As of 2025, Alliance College-Ready Public Schools operates 16 high schools and 9 middle schools.

- High Schools
- Alliance Cindy & Bill Simon Technology Academy HS, South Los Angeles/Watts, East Los Angeles
- Alliance Ted K. Tajima High School, Downtown Los Angeles
- Alliance Collins Family College-Ready High School, Huntington Park
- Alliance Dr Olga Mohan High School, Downtown Los Angeles
- Alliance Gertz-Ressler High School, Downtown Los Angeles
- Alliance Health Services Academy High School, South Los Angeles/Watts, East Los Angeles
- Alliance Judy Ivie Burton Technology Academy High School, South Los Angeles/Watts, East Los Angeles
- Alliance Leichtman-Levine Family Foundation Environmental Science High School, Glassell Park/Lincoln Heights
- Alliance Marc & Eva Stern Math and Science High School, East Los Angeles
- Alliance Margaret M. Bloomfield High School, Walnut Park, California
- Alliance Marine High School, Sun Valley
- Alliance Morgan McKinzie High School, East Los Angeles
- Alliance Patti & Peter Neuwirth Leadership Academy, South Los Angeles/Watts, East Los Angeles
- Alliance Renee & Meyer Luskin Academy High School, South Los Angeles/Watts, East Los Angeles
- Alliance Susan & Eric Smidt Technology High School, Glassell Park/Lincoln Heights
- Alliance William & Carol Ouchi High School, Hyde Park/Watts, South Los Angeles/East Los Angeles

- Middle Schools
- Alliance Christine O’Donovan Middle Academy, South Los Angeles/Watts
- Alliance College-Ready Middle Academy 4, South Los Angeles/Watts
- Alliance College-Ready Middle Academy 8, East Los Angeles
- Alliance College-Ready Middle Academy 12, South Los Angeles/Watts
- Alliance Milt and Debbie Valera Middle Academy, Sun Valley
- Alliance Jack H. Skirball Middle School, South Los Angeles/Watts
- Alliance Kory Hunter Middle School (formerly Alliance College-Ready Middle Academy 9), Huntington Park
- Alliance Richard Merkin Middle School, Downtown Los Angeles
- Alliance Valera Middle School, Sun Valley

==History==

LA Alliance was created in 2004 by business and community leaders involved in the Los Angeles Educational Alliance For Restructuring Now (LEARN) reform effort of the early 1990s in the Los Angeles Unified School District.

Following massive budget issues at Inner City Education Foundation (ICEF) Public Schools, another charter school organization in Los Angeles, there were rumors that LA Alliance would take over the ICEF schools in March 2011. Former LA Mayor Richard Riordan was negotiating the merger as a member of both boards of directors. The combined organization would have operated 30 schools with over 12,000 students, however the deal fell through over financial concerns and other complications.

==Teachers==
Since March 2015, teachers at LA Alliance have been engaged in a union organizing campaign. That month, 70 teachers told LA Alliance that they wanted the United Teachers Los Angeles (UTLA) to represent them and asked the company to refrain from interfering.

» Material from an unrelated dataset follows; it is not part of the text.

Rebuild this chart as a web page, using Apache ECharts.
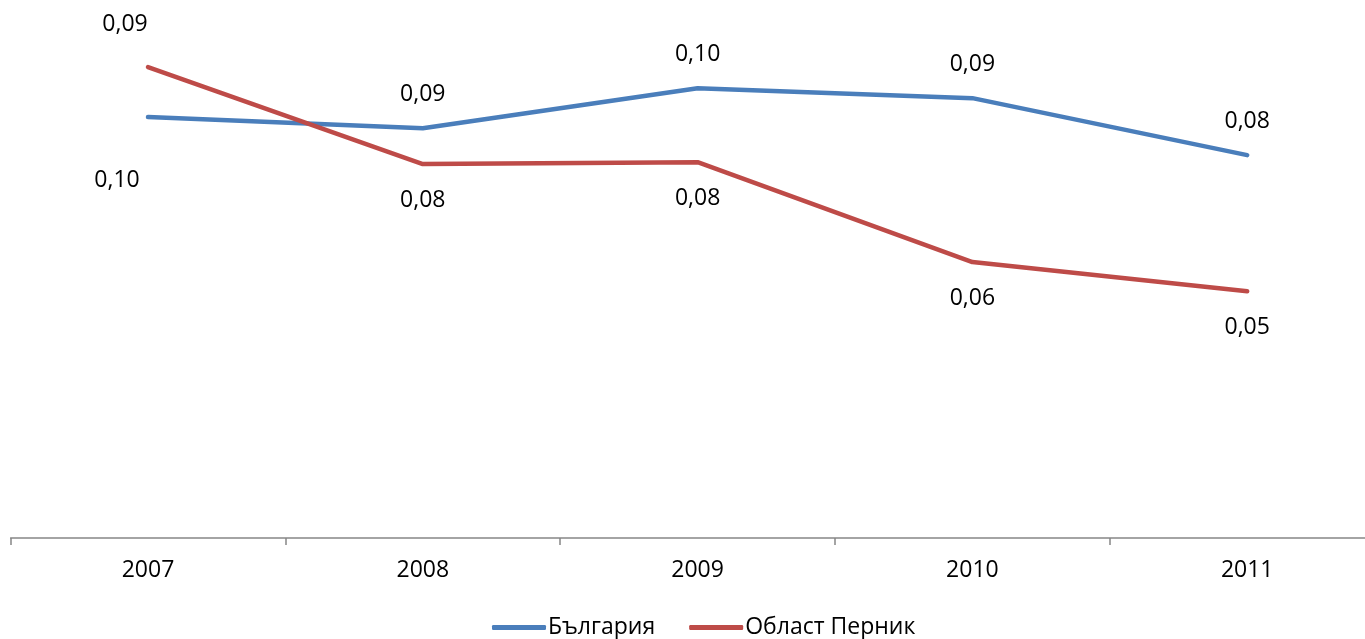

LA Alliance created a website called Our Alliance Community that opposes the organizing effort. UTLA filed three unfair labor practice (ULP) charges with California’s Public Employment Relations Board (PERB) in August 2015 that accuses LA Alliance of retaliation and refusing to meet with union organizers. In October 2015, PERB asked the court for injunctive relief (at this time there were four ULP’s on file). The Los Angeles County Superior Court issued a temporary restraining order on October 30 and ordered LA Alliance to not “coerce or ask teachers about their positions on unionization, must allow organizers to come onto school grounds, cannot block emails from the union, and must stay 100 feet away from UTLA organizers.”

==Leadership==

Judy Burton, a long time Los Angeles Unified School District (LAUSD) employee, left the district in 2003 to help found LA Alliance. She served as President/CEO until returning to the district in December 2014. The following month, Dan Katzir took over as President/CEO. Katzir previously worked as a consultant and as the Managing Director of the Broad Foundation. Pablo Cesar Villavicencio is the current CEO.

Former LAUSD principal Howard Lappin was hired for school year 2004-05 to run College-Ready Academy High School. He helped turnaround Foshay Learning Center.